Slow Seeker, antidote to overwhelm: This group is reacting against speed, overconsumption, and burnout culture. For this consumer, sustainability is no longer aspirational—it’s an ethical baseline behavior. Minimalism isn’t about restriction; it’s about richness, intentionality, and healing. They want products that give back, not end up in a landfill.
>>Key characteristics: rejecting overproduction and disposability, seeking mindfulness and regenerative systems, valuing brands that demonstrate long-term responsibility, and embracing offline time
Strategic Stimulator, antidote to restraint: Some consumers desire to slow down, but this group pushes against emotional numbness.

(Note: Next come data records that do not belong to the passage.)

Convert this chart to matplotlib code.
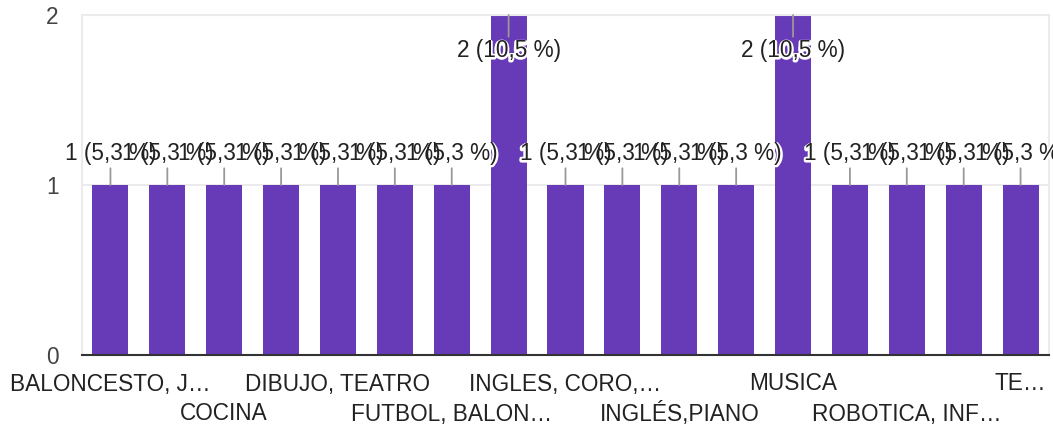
import matplotlib
matplotlib.use("Agg")
import matplotlib.pyplot as plt
import matplotlib.patheffects as pe

# ----------------------
# DATA
# ----------------------
# only every other category name is printed on the axis
categories = [
    "BALONCESTO, J…", "", "COCINA", "", "DIBUJO, TEATRO", "", "FUTBOL, BALON…", "",
    "INGLES, CORO,…", "", "INGLÉS,PIANO", "", "MUSICA", "", "ROBOTICA, INF…", "", "TE…",
]
counts = [1, 1, 1, 1, 1, 1, 1, 2, 1, 1, 1, 1, 2, 1, 1, 1, 1]
pct_labels = ["1 (5,3 %)"] * 17
pct_labels[7] = "2 (10,5 %)"
pct_labels[12] = "2 (10,5 %)"
y_ticks = [0, 1, 2]

BAR = "#673ab7"
FONT = "Liberation Sans"
FS = 16.3
plt.rcParams["font.family"] = [FONT, "DejaVu Sans"]

fig = plt.figure(figsize=(10.53, 4.29), dpi=100)
ax = fig.add_axes([82 / 1053, 1 - 355 / 429, 967 / 1053, 340 / 429])

x = list(range(len(counts)))
ax.bar(x, counts, width=0.633, color=BAR, zorder=2)

ax.set_xlim(-0.5, len(counts) - 0.5)
ax.set_ylim(0, max(y_ticks))

# frame: light grey box, dark baseline
for side in ["top", "left", "right"]:
    ax.spines[side].set_color("#ebebeb")
    ax.spines[side].set_linewidth(1.5)
ax.spines["bottom"].set_color("#333333")
ax.spines["bottom"].set_linewidth(1.5)
ax.spines["bottom"].set_zorder(3)

ax.set_yticks(y_ticks)
ax.set_yticklabels([str(v) for v in y_ticks], fontsize=FS, color="#444444")
ax.tick_params(axis="y", length=0, pad=17)
ax.grid(axis="y", color="#ebebeb", linewidth=1.5, zorder=0)

# category labels in two staggered rows
ax.set_xticks([])
for i, name in enumerate(categories):
    if not name:
        continue
    row = (i // 2) % 2
    ax.annotate(name, xy=(i, 0), xycoords="data",
                xytext=(0, -29 - 30 * row), textcoords="offset pixels",
                ha="center", va="center", fontsize=FS, color="#222222",
                annotation_clip=False)

# value labels with leader lines: all halos first, then all texts on top
halo = [pe.withStroke(linewidth=3, foreground="white")]
top = max(y_ticks)
for i, (v, lab) in enumerate(zip(counts, pct_labels)):
    dy = 31 if v < top else -36
    t = ax.annotate(lab, xy=(i, v), xycoords="data",
                    xytext=(0, dy), textcoords="offset pixels",
                    ha="center", va="center", fontsize=FS, color="white",
                    arrowprops=dict(arrowstyle="-", color="#999999", lw=1.3,
                                    shrinkA=0, shrinkB=0),
                    annotation_clip=False, zorder=4)
    t.set_path_effects(halo)
for i, (v, lab) in enumerate(zip(counts, pct_labels)):
    dy = 31 if v < top else -36
    ax.annotate(lab, xy=(i, v), xycoords="data",
                xytext=(0, dy), textcoords="offset pixels",
                ha="center", va="center", fontsize=FS, color="#222222",
                annotation_clip=False, zorder=5)

fig.savefig("out.png", dpi=100)
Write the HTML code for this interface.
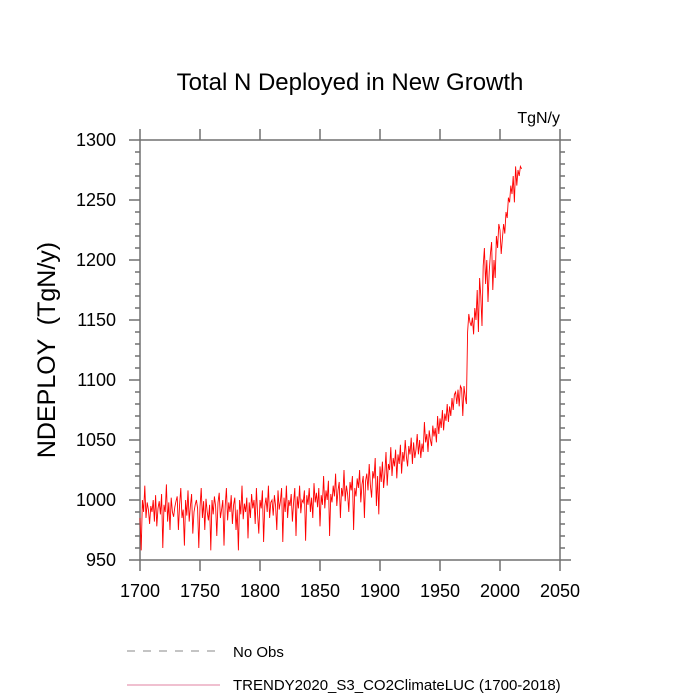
<!DOCTYPE html>
<html><head><meta charset="utf-8"><style>body{margin:0;background:#fff}svg{display:block}text{font-family:"Liberation Sans",sans-serif;fill:#000}</style></head>
<body>
<svg id="chart" width="700" height="700" xmlns="http://www.w3.org/2000/svg">
<text x="350" y="90" font-size="24" text-anchor="middle">Total N Deployed in New Growth</text>
<text x="560" y="123" font-size="16" text-anchor="end">TgN/y</text>
<text transform="translate(55,350) rotate(-90)" font-size="25" text-anchor="middle" xml:space="preserve">NDEPLOY  (TgN/y)</text>
<g id="axes"></g>
<g id="series"></g>
<g>
<line x1="127" y1="651" x2="220" y2="651" stroke="#888" stroke-dasharray="8,8"/>
<text x="233" y="657" font-size="15">No Obs</text>
<line x1="127" y1="685" x2="220" y2="685" stroke="#e080a0"/>
<text x="233" y="690" font-size="15">TRENDY2020_S3_CO2ClimateLUC (1700-2018)</text>
</g>
</svg>
<script>
const startYear = 1700;
const values = [
985,958,1000,990,1012,985,998,992,980,995,
990,1000,982,1004,978,993,999,988,1005,960,
996,990,1013,982,998,975,1002,990,986,994,
999,1003,975,996,1010,985,992,962,1000,987,
1008,982,995,1005,972,990,996,1000,993,960,
994,1010,985,999,975,1001,990,983,996,958,
1000,988,1003,995,970,998,1006,985,992,1000,
962,995,1010,983,998,990,1004,980,996,1002,
975,992,958,1000,988,1012,984,997,990,1002,
968,998,985,1005,993,1000,980,1010,988,972,
1000,993,1008,965,995,1002,990,1012,985,998,
1000,987,1004,995,975,1008,992,999,1010,965,
1002,990,1012,985,1000,995,1005,982,998,1010,
970,1003,993,1012,989,1000,998,1008,966,1004,
996,1010,990,1002,985,1014,998,1006,994,1010,
978,1004,996,1020,993,1008,1000,1016,970,1005,
998,1012,1003,1022,995,1008,1015,985,1010,1003,
1025,999,1012,1005,990,1015,1008,1020,975,1010,
1003,1018,1010,1025,998,1013,1020,985,1016,1022,
1008,1030,1012,1002,1024,1018,1035,995,1020,988,
1028,1015,1032,1010,1022,1040,1012,1030,1025,1044,
1020,1035,1028,1042,1018,1038,1030,1046,1022,1040,
1032,1050,1036,1028,1045,1038,1052,1030,1048,1035,
1042,1055,1038,1050,1035,1047,1040,1065,1048,1055,
1040,1058,1050,1045,1062,1053,1060,1048,1070,1055,
1068,1060,1075,1058,1072,1066,1080,1065,1078,1070,
1085,1075,1088,1090,1080,1092,1078,1095,1093,1070,
1095,1086,1080,1140,1155,1148,1145,1152,1138,1160,
1150,1175,1140,1185,1170,1145,1195,1210,1180,1200,
1165,1190,1205,1215,1175,1200,1185,1220,1210,1230,
1225,1205,1218,1230,1222,1240,1235,1252,1248,1262,
1255,1270,1248,1278,1262,1275,1270,1278,1276];
const xTicks = [1700,1750,1800,1850,1900,1950,2000,2050];
const yTicks = [950,1000,1050,1100,1150,1200,1250,1300];
const X0=140,X1=560,Y0=560,Y1=140;
const xMin=1700,xMax=2050,yMin=950,yMax=1300;
function sx(v){return X0+(v-xMin)/(xMax-xMin)*(X1-X0);}
function sy(v){return Y0-(v-yMin)/(yMax-yMin)*(Y0-Y1);}
const NS="http://www.w3.org/2000/svg";
const ax=document.getElementById('axes');
const AC='#707070';
function mk(t,a,p){const e=document.createElementNS(NS,t);for(const k in a)e.setAttribute(k,a[k]);p.appendChild(e);return e;}
const frame=mk('rect',{x:X0,y:Y1,width:X1-X0,height:Y0-Y1,fill:'none',stroke:AC,'stroke-width':1.5},ax);


xTicks.forEach(v=>{const x=sx(v);
 const t1=mk('line',{x1:x,y1:Y0,x2:x,y2:Y0+11,stroke:AC,'stroke-width':1.5},ax);
 
 
 const t2=mk('line',{x1:x,y1:Y1,x2:x,y2:Y1-11,stroke:AC,'stroke-width':1.5},ax);
 
 });
for(let v=yMin;v<=yMax;v+=10){const y=sy(v),L=(v%50===0)?11:5;
 const t1=mk('line',{x1:X0,y1:y,x2:X0-L,y2:y,stroke:AC,'stroke-width':1.5},ax);
 
 
 const t2=mk('line',{x1:X1,y1:y,x2:X1+L,y2:y,stroke:AC,'stroke-width':1.5},ax);
 
 }
xTicks.forEach(v=>{const t=mk('text',{x:sx(v),y:Y0+37,'font-size':18,'text-anchor':'middle'},ax);t.textContent=v;
 
 });
yTicks.forEach(v=>{const t=mk('text',{x:X0-24,y:sy(v)+6,'font-size':18,'text-anchor':'end'},ax);t.textContent=v;
 
 });
const pts=values.map((v,i)=>sx(startYear+i).toFixed(2)+','+sy(v).toFixed(2)).join(' ');
const pl=mk('polyline',{points:pts,fill:'none',stroke:'#ff0000','stroke-width':0.9},document.getElementById('series'));


</script>
</body></html>
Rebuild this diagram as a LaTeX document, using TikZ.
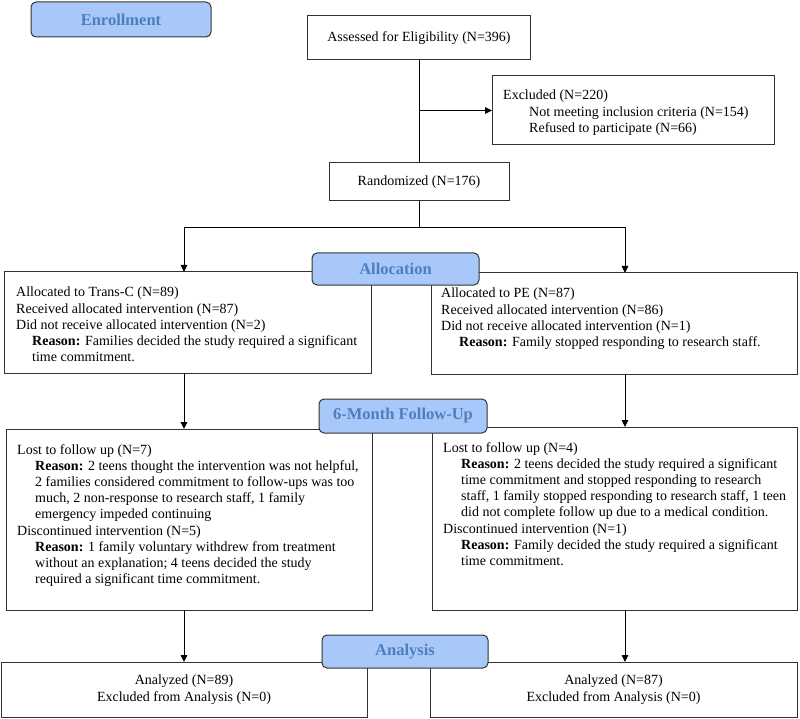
\documentclass[tikz,border=0pt]{standalone}
\usepackage{fontspec}
\setmainfont{Liberation Serif}
\usetikzlibrary{arrows.meta,calc}
\definecolor{linec}{RGB}{50,50,50}
\definecolor{hdrfill}{RGB}{168,200,250}
\definecolor{hdrtext}{RGB}{79,126,190}
\newcommand{\myind}{\hspace*{18pt}}
\tikzset{
  box/.style={draw=linec,line width=1pt,fill=white,anchor=north west,inner sep=0pt,outer sep=0pt},
  hdr/.style={draw=linec,line width=1pt,fill=hdrfill,rounded corners=5pt,anchor=north west,inner sep=0pt,outer sep=0pt,text=hdrtext,font=\fontsize{16.5}{18}\selectfont\bfseries},
  txt/.style={anchor=north west,inner sep=0pt,align=left,font=\fontsize{14}{16.2}\selectfont},
  ctxt/.style={align=center,font=\fontsize{14}{17}\selectfont},
  conn/.style={draw=black,line width=0.9pt},
  arr/.style={conn,-{Triangle[length=7pt,width=6.5pt]}}
}
\begin{document}
\begin{tikzpicture}[x=1pt,y=-1pt]
\useasboundingbox (0,0) rectangle (800,719);
% boxes
\node[box,ctxt,minimum width=223pt,minimum height=44pt] (assess) at (307.5,16) {Assessed for Eligibility (N=396)};
\node[box,minimum width=282pt,minimum height=69pt] (excl) at (492,76) {};
\node[box,ctxt,minimum width=180pt,minimum height=38pt] (rand) at (329,163) {Randomized (N=176)};
\node[box,minimum width=367pt,minimum height=101pt] (allocL) at (4,272) {};
\node[box,minimum width=366pt,minimum height=101pt] (allocR) at (431,273) {};
\node[box,minimum width=366pt,minimum height=181pt] (fuL) at (6,429) {};
\node[box,minimum width=365pt,minimum height=183pt] (fuR) at (432,427) {};
\node[box,ctxt,minimum width=366pt,minimum height=55pt] (anaL) at (1,662) {Analyzed (N=89)\\Excluded from Analysis (N=0)};
\node[box,ctxt,minimum width=367pt,minimum height=55pt] (anaR) at (430,662) {Analyzed (N=87)\\Excluded from Analysis (N=0)};
% texts
\node[txt] (exclt) at (503,90) {Excluded (N=220)\\\hspace*{26pt}Not meeting inclusion criteria (N=154)\\\hspace*{26pt}Refused to participate (N=66)};
\node[txt] (allocLt) at (16,287) {Allocated to Trans-C (N=89)\\
Received allocated intervention (N=87)\\
Did not receive allocated intervention (N=2)\\
\hspace*{16pt}\textbf{Reason:} Families decided the study required a significant\\
\hspace*{16pt}time commitment.};
\node[txt] (allocRt) at (441,288) {Allocated to PE (N=87)\\
Received allocated intervention (N=86)\\
Did not receive allocated intervention (N=1)\\
\myind\textbf{Reason:} Family stopped responding to research staff.};
\node[txt] (fuLt) at (17,444) {Lost to follow up (N=7)\\
\myind\textbf{Reason:} 2 teens thought the intervention was not helpful,\\
\myind 2 families considered commitment to follow-ups was too\\
\myind much, 2 non-response to research staff, 1 family\\
\myind emergency impeded continuing\\
Discontinued intervention (N=5)\\
\myind\textbf{Reason:} 1 family voluntary withdrew from treatment\\
\myind without an explanation; 4 teens decided the study\\
\myind required a significant time commitment.};
\node[txt] (fuRt) at (443,442) {Lost to follow up (N=4)\\
\myind\textbf{Reason:} 2 teens decided the study required a significant\\
\myind time commitment and stopped responding to research\\
\myind staff, 1 family stopped responding to research staff, 1 teen\\
\myind did not complete follow up due to a medical condition.\\
Discontinued intervention (N=1)\\
\myind\textbf{Reason:} Family decided the study required a significant\\
\myind time commitment.};
% connectors
\coordinate (split) at (419,227);
\coordinate (colL) at (184,0);
\coordinate (colR) at (625,0);
\draw[conn] (assess.south) -- (rand.north);
\draw[arr] (assess.south |- excl.west) -- (excl.west);
\draw[conn] (rand.south) -- (split);
\draw[arr] (split) -| (allocL.north -| colL);
\draw[arr] (split) -| (allocR.north -| colR);
\draw[arr] (allocL.south -| colL) -- (fuL.north -| colL);
\draw[arr] (allocR.south -| colR) -- (fuR.north -| colR);
\draw[arr] (fuL.south -| colL) -- (anaL.north -| colL);
\draw[arr] (fuR.south -| colR) -- (anaR.north -| colR);
% headers
\node[hdr,minimum width=180pt,minimum height=35pt] (enroll) at (31,2) {Enrollment};
\node[hdr,minimum width=167pt,minimum height=32pt] (alloc) at (312,253) {Allocation};
\node[hdr,minimum width=168pt,minimum height=34pt] (fu) at (319,399) {6-Month Follow-Up};
\node[hdr,minimum width=166pt,minimum height=33pt] (ana) at (322,635) {Analysis};
\end{tikzpicture}
\end{document}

Rather than using joy as an escape, they use it for purposeful reawakening—play, color, and experimentation become tools for engagement.
>>Key characteristics: using joy as a strategy, turning mundane experiences into performance, seeking immersive sensory experiences, and embracing playful contrast and expressive design
Community Weaver, antidote to loneliness: As trust in large institutions declines, this group turns toward smaller, trusted circles, creating infrastructure through community and embracing connection over individualism.
>>Key characteristics: finding meaning in togetherness, feeling skeptical toward large systems, practicing mutual care as resilience, and craving authenticity and shared identity
Future Guardian, antidote to mistrust: This archetype responds to technological overreach, ethical ambiguity, and climate anxiety with stewardship and long-term thinking. Rejecting technology as a master while recognizing its place as a tool, they desire innovation—just not at the cost of humanity or ethics.
>>Key characteristics: reclaiming agency through human-centered technology in the age of AI, balancing preservation with progress, and protecting heritage and identity
Eyewear has always been an effective tool for representing individuality, and increasingly, consumers are looking to companies that align with their values. Brands are encouraged to not just consider what they sell but also how they align with these emotional and cultural shifts.